Compiled Lead Test Results New York City Tap Water
​(EPA Action Level = 15 ppb)
New York City Tapwater Lead Table

Data are compiled from publicly available water quality reports provided by New York City: http://www.nyc.gov/html/dep/html/drinking_water/wsstate.shtml)
During this time frame, 2010 was the only year that New York City was in violation of The Lead and Copper Rule, despite the fact that a meaningful number of samples tested positive high each year.   In addition to this, it's important to point out that the maximum lead level measured in some years is several hundred times higher than the 15 ppb action level, and did not trigger a violation.

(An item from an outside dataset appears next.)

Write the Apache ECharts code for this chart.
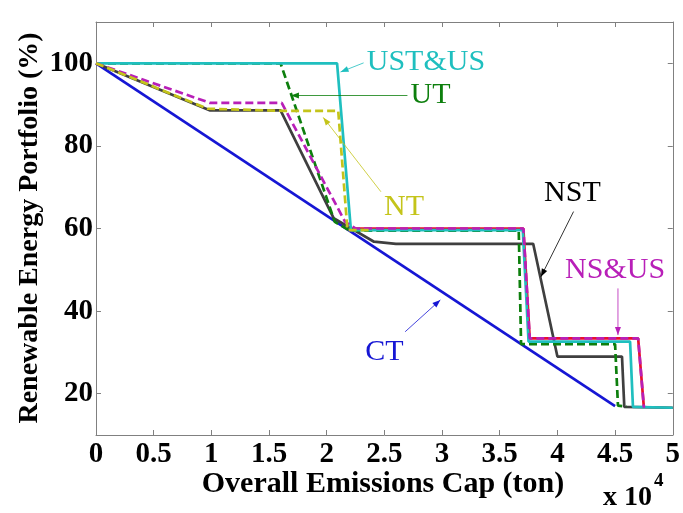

Because the reported lead concentrations were all over the map, Hydroviv advises our customers in NYC to take advantage of the free lead testing program available to all NYC residents.  Under this program, people can request a free kit to test for lead in their drinking water by calling New York City’s 24-hour helpline at 311 or visiting www.nyc.gov/apps/311

To minimize lead exposure from drinking water, New York City  (as well as other municipalities) recommends that you allow your water to run for 2 minutes (or longer if you live in a large building) before collecting water for consumption.   Doing so allows the stagnant water that is in residential pipes to flush and be refilled with fresh water coming off the main.